- **DIRECTIONS FOR THIS TASK**
Only the lines from the start of the data through the line with "const aquiferSpans = [7,4];" belong in the copy. Restate them word for word, minus the pictures.

========

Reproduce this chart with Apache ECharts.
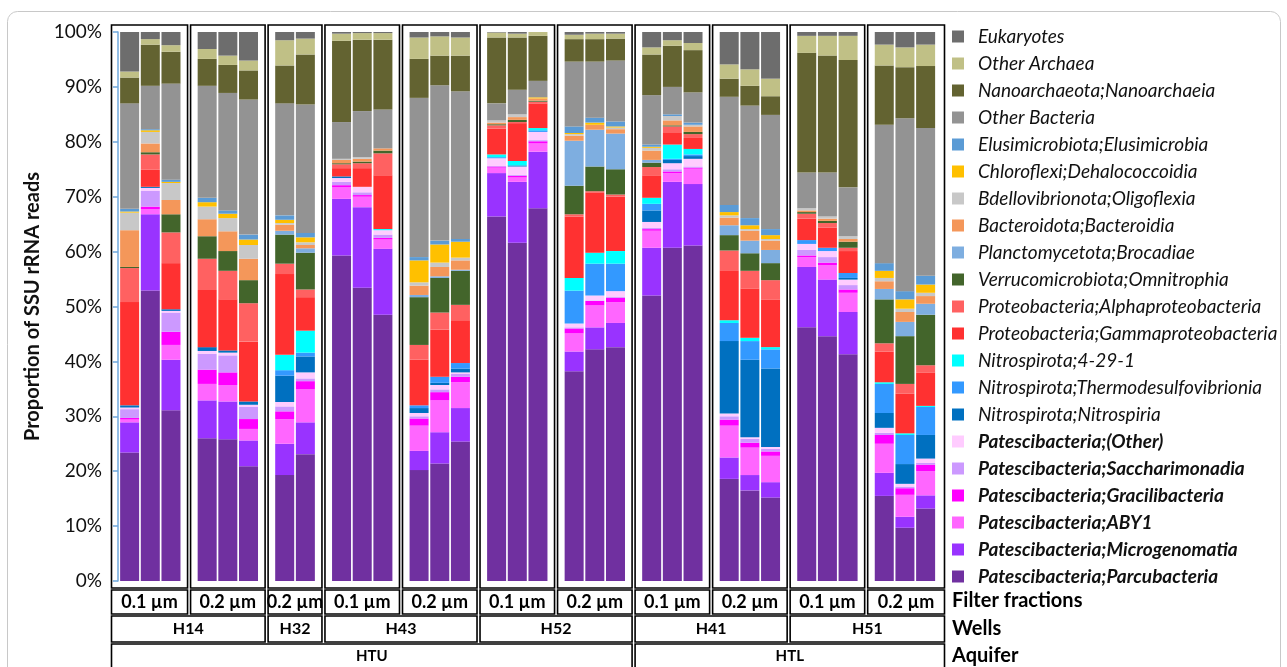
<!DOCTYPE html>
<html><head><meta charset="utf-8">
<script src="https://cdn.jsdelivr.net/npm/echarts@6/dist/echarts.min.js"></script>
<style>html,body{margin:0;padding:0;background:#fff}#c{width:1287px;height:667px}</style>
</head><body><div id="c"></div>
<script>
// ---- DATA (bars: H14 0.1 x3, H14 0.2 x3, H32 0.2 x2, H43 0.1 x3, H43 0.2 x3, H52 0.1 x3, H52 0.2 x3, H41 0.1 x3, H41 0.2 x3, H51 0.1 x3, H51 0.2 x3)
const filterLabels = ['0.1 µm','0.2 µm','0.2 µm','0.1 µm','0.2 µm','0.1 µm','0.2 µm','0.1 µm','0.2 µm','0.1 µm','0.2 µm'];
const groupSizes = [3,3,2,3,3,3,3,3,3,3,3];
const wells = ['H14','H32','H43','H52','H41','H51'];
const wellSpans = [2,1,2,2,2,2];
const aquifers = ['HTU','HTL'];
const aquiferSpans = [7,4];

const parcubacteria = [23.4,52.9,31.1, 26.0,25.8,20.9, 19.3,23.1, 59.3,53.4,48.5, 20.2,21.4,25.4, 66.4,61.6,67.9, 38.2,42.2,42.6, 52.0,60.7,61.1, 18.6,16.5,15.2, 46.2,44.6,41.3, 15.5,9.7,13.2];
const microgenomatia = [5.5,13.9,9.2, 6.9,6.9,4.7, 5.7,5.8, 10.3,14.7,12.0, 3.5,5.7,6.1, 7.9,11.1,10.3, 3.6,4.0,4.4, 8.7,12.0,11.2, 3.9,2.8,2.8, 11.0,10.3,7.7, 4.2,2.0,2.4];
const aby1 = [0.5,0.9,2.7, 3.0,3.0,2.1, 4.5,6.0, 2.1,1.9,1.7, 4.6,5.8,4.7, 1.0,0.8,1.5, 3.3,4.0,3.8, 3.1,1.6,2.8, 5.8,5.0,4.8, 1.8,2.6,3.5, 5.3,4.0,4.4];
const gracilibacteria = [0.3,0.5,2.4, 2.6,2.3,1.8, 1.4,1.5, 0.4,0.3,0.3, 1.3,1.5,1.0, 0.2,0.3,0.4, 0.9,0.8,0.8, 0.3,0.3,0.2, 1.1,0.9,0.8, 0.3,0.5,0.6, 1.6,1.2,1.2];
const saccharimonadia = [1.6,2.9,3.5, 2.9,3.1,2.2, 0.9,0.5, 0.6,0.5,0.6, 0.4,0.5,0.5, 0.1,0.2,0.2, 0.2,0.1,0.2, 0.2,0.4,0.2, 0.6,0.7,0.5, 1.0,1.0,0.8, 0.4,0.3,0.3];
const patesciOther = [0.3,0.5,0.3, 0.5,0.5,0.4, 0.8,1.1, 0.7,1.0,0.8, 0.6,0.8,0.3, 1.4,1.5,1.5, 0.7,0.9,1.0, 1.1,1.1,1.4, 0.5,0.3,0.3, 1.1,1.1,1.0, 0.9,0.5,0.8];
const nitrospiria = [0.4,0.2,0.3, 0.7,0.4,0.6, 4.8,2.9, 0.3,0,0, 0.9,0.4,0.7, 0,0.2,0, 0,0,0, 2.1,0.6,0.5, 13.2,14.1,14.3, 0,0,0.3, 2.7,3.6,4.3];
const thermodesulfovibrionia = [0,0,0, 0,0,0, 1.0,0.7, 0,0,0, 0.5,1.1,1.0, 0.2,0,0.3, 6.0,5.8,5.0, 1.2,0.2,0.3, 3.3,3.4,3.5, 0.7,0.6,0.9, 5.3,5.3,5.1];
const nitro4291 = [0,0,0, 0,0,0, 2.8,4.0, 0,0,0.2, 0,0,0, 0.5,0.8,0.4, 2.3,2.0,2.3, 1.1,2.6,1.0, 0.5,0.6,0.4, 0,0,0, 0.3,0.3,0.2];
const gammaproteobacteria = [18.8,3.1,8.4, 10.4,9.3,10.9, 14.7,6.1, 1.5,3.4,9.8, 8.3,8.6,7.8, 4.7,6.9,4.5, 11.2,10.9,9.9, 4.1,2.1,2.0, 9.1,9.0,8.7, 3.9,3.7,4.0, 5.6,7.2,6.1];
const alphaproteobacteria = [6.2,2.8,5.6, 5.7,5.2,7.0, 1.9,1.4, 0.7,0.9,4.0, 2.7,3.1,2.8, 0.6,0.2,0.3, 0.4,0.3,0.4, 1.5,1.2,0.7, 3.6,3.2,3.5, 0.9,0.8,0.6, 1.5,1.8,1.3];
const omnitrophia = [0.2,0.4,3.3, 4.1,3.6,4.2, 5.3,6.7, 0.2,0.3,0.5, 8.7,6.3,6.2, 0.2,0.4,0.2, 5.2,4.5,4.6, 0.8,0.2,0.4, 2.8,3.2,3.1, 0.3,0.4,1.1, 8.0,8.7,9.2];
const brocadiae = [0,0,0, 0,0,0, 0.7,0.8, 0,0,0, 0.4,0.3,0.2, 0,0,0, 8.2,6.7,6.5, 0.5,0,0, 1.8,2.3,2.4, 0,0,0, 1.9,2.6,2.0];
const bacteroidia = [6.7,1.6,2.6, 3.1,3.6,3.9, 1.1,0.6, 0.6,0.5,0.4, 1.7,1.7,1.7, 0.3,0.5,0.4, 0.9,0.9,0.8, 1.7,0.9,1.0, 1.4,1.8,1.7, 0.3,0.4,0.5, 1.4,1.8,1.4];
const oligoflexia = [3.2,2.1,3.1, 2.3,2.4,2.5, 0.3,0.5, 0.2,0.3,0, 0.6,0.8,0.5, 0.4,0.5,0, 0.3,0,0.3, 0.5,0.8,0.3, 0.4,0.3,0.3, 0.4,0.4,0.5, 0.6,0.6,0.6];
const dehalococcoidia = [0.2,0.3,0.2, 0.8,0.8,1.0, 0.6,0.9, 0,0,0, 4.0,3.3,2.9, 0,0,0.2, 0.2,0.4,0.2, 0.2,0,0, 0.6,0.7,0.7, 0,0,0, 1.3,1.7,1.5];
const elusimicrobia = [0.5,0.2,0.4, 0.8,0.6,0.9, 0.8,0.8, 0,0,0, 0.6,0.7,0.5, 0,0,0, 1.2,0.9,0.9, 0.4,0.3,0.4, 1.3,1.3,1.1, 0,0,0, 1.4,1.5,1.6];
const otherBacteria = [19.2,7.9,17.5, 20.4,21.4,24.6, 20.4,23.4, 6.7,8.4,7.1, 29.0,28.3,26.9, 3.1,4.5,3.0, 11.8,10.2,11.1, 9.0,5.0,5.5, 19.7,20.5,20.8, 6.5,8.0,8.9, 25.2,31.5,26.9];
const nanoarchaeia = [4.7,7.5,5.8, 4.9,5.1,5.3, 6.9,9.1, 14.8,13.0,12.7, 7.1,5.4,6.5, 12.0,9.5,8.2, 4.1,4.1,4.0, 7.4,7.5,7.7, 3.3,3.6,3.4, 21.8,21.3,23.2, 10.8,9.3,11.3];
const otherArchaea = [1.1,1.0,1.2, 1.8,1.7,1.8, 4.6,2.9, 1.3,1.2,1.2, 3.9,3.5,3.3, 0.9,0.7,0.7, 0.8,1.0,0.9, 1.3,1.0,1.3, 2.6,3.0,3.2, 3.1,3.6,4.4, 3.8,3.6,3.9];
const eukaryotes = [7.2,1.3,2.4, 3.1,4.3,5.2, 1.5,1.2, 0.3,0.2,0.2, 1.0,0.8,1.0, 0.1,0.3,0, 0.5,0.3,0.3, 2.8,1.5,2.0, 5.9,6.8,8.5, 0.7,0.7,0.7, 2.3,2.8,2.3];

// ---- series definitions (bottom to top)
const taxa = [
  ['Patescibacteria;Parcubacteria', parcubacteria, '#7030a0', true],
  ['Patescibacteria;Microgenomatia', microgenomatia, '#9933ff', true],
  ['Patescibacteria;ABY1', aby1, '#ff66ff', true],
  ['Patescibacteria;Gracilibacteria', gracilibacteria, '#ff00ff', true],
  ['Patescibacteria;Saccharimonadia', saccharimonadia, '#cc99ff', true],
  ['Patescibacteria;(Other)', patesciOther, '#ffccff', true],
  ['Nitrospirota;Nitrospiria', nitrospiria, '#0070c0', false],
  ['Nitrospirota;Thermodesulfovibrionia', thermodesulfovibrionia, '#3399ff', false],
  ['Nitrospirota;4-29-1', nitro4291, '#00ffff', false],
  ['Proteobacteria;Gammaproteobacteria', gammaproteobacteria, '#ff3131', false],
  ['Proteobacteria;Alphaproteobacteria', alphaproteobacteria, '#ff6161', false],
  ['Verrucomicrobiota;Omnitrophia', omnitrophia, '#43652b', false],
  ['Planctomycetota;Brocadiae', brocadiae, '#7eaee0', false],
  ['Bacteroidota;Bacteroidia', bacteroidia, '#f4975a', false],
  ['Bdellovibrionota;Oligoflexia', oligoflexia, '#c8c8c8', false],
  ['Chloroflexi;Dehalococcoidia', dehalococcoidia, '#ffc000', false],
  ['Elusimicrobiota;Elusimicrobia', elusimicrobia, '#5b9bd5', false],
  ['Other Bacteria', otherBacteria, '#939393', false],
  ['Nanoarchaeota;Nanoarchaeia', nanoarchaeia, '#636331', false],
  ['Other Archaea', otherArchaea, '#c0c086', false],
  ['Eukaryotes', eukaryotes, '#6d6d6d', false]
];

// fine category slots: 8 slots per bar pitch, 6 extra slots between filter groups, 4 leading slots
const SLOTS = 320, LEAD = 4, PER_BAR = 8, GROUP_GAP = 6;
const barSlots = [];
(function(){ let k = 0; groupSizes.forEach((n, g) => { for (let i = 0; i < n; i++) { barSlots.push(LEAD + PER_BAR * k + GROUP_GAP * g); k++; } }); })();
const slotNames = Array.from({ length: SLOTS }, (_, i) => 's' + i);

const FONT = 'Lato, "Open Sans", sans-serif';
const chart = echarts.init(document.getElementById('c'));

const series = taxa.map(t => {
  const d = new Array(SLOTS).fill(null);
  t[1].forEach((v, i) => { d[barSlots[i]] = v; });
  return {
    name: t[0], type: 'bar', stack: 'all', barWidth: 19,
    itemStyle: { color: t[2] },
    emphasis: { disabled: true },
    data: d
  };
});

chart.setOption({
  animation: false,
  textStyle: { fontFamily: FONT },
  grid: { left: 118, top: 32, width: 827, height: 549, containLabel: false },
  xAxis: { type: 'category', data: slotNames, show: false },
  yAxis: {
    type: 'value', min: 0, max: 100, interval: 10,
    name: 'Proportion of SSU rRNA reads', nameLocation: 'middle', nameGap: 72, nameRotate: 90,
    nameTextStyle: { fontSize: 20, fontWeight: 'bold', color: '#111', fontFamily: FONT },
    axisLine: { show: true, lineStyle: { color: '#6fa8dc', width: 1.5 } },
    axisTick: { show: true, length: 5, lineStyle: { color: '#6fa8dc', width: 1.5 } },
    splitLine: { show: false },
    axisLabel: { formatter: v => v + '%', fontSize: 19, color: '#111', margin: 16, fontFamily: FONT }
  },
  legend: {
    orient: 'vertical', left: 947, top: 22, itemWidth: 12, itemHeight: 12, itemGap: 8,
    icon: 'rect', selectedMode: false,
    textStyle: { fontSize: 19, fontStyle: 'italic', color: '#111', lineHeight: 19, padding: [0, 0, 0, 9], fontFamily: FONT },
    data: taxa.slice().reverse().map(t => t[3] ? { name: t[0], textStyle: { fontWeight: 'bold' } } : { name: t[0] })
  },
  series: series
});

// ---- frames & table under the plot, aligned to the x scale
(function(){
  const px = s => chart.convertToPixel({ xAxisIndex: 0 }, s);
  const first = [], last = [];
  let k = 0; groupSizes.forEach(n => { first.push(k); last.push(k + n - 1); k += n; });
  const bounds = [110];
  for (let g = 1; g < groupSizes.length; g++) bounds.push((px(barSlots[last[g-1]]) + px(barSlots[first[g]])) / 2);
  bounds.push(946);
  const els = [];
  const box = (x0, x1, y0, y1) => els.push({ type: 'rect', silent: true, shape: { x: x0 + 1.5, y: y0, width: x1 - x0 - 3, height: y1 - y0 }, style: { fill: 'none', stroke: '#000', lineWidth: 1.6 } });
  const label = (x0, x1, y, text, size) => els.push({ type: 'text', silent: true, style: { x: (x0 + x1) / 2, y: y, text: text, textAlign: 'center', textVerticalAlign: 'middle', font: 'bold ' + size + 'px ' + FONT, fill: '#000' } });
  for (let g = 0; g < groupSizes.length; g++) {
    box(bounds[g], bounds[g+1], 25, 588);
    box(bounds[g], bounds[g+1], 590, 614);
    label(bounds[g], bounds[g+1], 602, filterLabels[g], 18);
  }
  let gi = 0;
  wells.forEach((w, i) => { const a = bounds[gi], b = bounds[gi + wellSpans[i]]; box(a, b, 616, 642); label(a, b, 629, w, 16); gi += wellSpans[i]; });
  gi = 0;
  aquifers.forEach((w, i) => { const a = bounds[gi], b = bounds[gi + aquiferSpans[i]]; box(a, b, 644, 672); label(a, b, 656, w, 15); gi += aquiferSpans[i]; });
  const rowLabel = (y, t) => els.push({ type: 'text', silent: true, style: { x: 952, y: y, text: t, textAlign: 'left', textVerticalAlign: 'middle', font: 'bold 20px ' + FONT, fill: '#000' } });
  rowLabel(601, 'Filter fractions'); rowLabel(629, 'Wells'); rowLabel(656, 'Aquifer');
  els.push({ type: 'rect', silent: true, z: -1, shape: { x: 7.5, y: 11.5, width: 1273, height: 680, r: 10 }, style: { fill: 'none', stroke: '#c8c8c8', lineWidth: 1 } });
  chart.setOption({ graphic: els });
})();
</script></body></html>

========

- **EXERCISE RESULT**
Reproduce this chart with Apache ECharts.
<!DOCTYPE html>
<html><head><meta charset="utf-8">
<script src="https://cdn.jsdelivr.net/npm/echarts@6/dist/echarts.min.js"></script>
<style>html,body{margin:0;padding:0;background:#fff}#c{width:1287px;height:667px}</style>
</head><body><div id="c"></div>
<script>
// ---- DATA (bars: H14 0.1 x3, H14 0.2 x3, H32 0.2 x2, H43 0.1 x3, H43 0.2 x3, H52 0.1 x3, H52 0.2 x3, H41 0.1 x3, H41 0.2 x3, H51 0.1 x3, H51 0.2 x3)
const filterLabels = ['0.1 µm','0.2 µm','0.2 µm','0.1 µm','0.2 µm','0.1 µm','0.2 µm','0.1 µm','0.2 µm','0.1 µm','0.2 µm'];
const groupSizes = [3,3,2,3,3,3,3,3,3,3,3];
const wells = ['H14','H32','H43','H52','H41','H51'];
const wellSpans = [2,1,2,2,2,2];
const aquifers = ['HTU','HTL'];
const aquiferSpans = [7,4];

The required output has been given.